MsAsian - were you told by your clinic to test on 29th? 
Sorry you're having to work on your 2ww but it might make the time go faster. I'm lucky to be off work until after tx is over. I haven't had gestone jabs, but am doing progesterone pessaries twice a day. Lovely!
Let's hope we both get lucky,
H x


----------



## MsAsian (Aug 10, 2009)

Hi Again

I am with ARGC and yes my official test date is 29th
Well.. i am not working at the moment but i have so many 'planned work' if you know what i mean  
The ONLY thing i do is obsessively reading FF threads !!!

MsAsian


----------



## Kerrie_1975 (Aug 23, 2009)

Natasha, 

Thank you so much for your posts of wisdom, they help so much. Fingers crossed that this time is the one for you!!  

Lots of sticky vibes to all!!  

Kerrie xxx


----------



## amylou123 (Nov 29, 2008)

hello ladies can i join lol, new to this but im on day 8 fm ET feeling so so exhausted, felt like af is coming my tum is so swelled and the pains are hear 1 day no t the next so confusing xx


----------



## wonka (Jul 27, 2009)

Hi Guys!

Minxy: thanks for your really lovely and supportive welcome. I will find out if BFP or N on 28th aug (this Friday-14 days after transfer). 

HRQ: Thanks for reassurance about late Cyclogest, I am a real worry-wart!

Well good luck to us all. This 2ww is unexpectedly hard-but only 3 days to day now. I'm getting through it my doing lots of drawing and painting, and acupuncture...lucky me I got time off work for tx (though is hard as I have not told work I'm doing IVF -I hid the 4 hourly sniffs-and they think I've had a lovely extended holiday and will probably expect me to work extra hard and come back looking all relaxed!!eeek!)

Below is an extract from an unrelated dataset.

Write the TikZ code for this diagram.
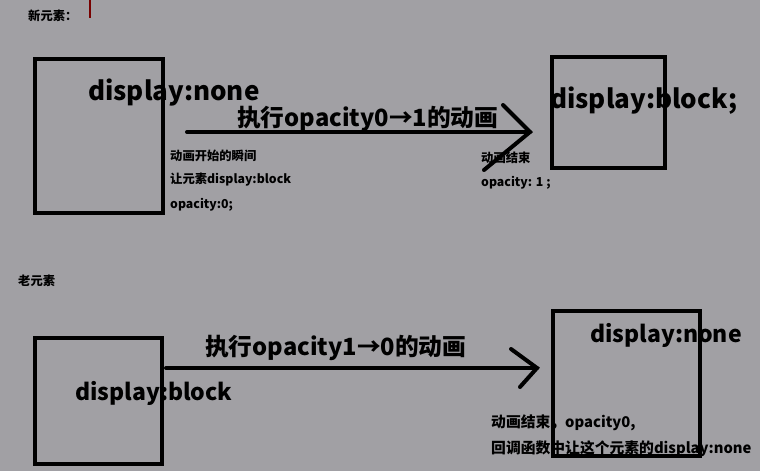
\documentclass[tikz,border=0pt]{standalone}
\usepackage{fontspec}
\setmainfont{Noto Sans CJK SC}
\definecolor{bg}{RGB}{161,160,164}
\definecolor{marker}{RGB}{120,0,0}
\begin{document}
\begin{tikzpicture}[x=1pt,y=-1pt,
  box/.style={draw=black,line width=4pt},
  stroke/.style={draw=black,line width=4pt,line cap=round},
  big/.style={inner sep=0,anchor=west,font=\bfseries\fontsize{26}{26}\selectfont},
  bigb/.style={inner sep=0,anchor=west,font=\bfseries\fontsize{23}{23}\selectfont},
  mid/.style={inner sep=0,anchor=west,font=\bfseries\fontsize{23.7}{24}\selectfont},
  small/.style={inner sep=0,anchor=west,font=\bfseries\fontsize{12.3}{12}\selectfont},
  note/.style={inner sep=0,anchor=west,font=\bfseries\fontsize{14.8}{15}\selectfont}]
\fill[bg] (0,0) rectangle (760,471);
\useasboundingbox (0,0) rectangle (760,471);
% marker
\draw[marker,line width=2pt] (90,0) -- (90,18);
% titles
\node[small] (t1) at (28,16) {新元素：};
\node[small] (t2) at (18,281) {老元素};
% top row
\node[big] (dn) at (88,93) {display:none};
\node[big] (db) at (550,101) {display:block;};
\node[mid] (l1) at (237,119) {执行opacity0→1的动画};
\node[small] (s1) at (170,156) {动画开始的瞬间};
\node[small] (s2) at (170,180) {让元素display:block};
\node[small] (s3) at (170,205) {opacity:0;};
\node[small] (e1) at (481,158) {动画结束};
\node[small] (e2) at (481,183) {opacity: 1 ;};
\draw[box] (35,59) rectangle (163,213);
\draw[box] (552,57) rectangle (665,168);
\coordinate (a1s) at (187,132);
\coordinate (a1e) at (530,132);
\coordinate (a1u) at (503,105);
\coordinate (a1d) at (484,170);
\draw[stroke] (a1s) -- (a1e);
\draw[stroke] (a1u) -- (a1e) -- (a1d);
% bottom row
\node[bigb] (bb) at (75,393) {display:block};
\node[bigb] (bn) at (590,335) {display:none};
\node[mid] (l2) at (205,348) {执行opacity1→0的动画};
\node[note] (f1) at (491,423) {动画结束，opacity0,};
\node[note] (f2) at (491,449) {回调函数中让这个元素的display:none};
\draw[box] (35,338) rectangle (162,464);
\draw[box] (553,311) rectangle (700,456);
\coordinate (a2s) at (166,368);
\coordinate (a2e) at (537,368);
\coordinate (a2u) at (511,349);
\coordinate (a2d) at (520,387);
\draw[stroke] (a2s) -- (a2e);
\draw[stroke] (a2u) -- (a2e) -- (a2d);
\end{tikzpicture}
\end{document}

Hi to all the even newer members who have just joined! MsAsian-don't over do it with the planned work-easy to say I know!! and sorry to hear about painful injections. Lucky you to get to blasto stage though, we only managed 2 embryos 4 cell and 5 cell, good grade though. 

Lots of luck-fingers and toes crossed

Love Bee


----------



## ☼♥ Minxy ♥☼ © (Jan 13, 2005)

Thanks for your kind words Kerrie & beeorchid 

You know you can join the 2ww thread to chat to others don't you   ...

http://www.fertilityfriends.co.uk/forum/index.php?topic=203776.930

Take care
Natasha xx


----------



## nutmeg (Aug 21, 2009)

Thanks for all the detail Natasha, some really interesting reading there. So sorry to read about your early mc's too. Fingers crossed for you


----------



## PlanetJanet (Oct 4, 2008)

♥ Minxy ♥ said:


> Hi *beeorchid, nutmeg & Kerrie*....welcome to FF
> 
> When you're ttc it's an emotional old journey, without the rollercoaster of IVF added in...and I've always found the 2ww the worst part of the whole treatment, it's the not knowing what's happening when you also know you have little embies inside....I've always said it would be great to have a little port hole in your tummy so you could take a peek
> 
> ...


Please don't apologise!! Your posts are always so informative, touching and lovely to read!!! I really enjoy them - I just whinge in mine...which brings me to my new post.............................


----------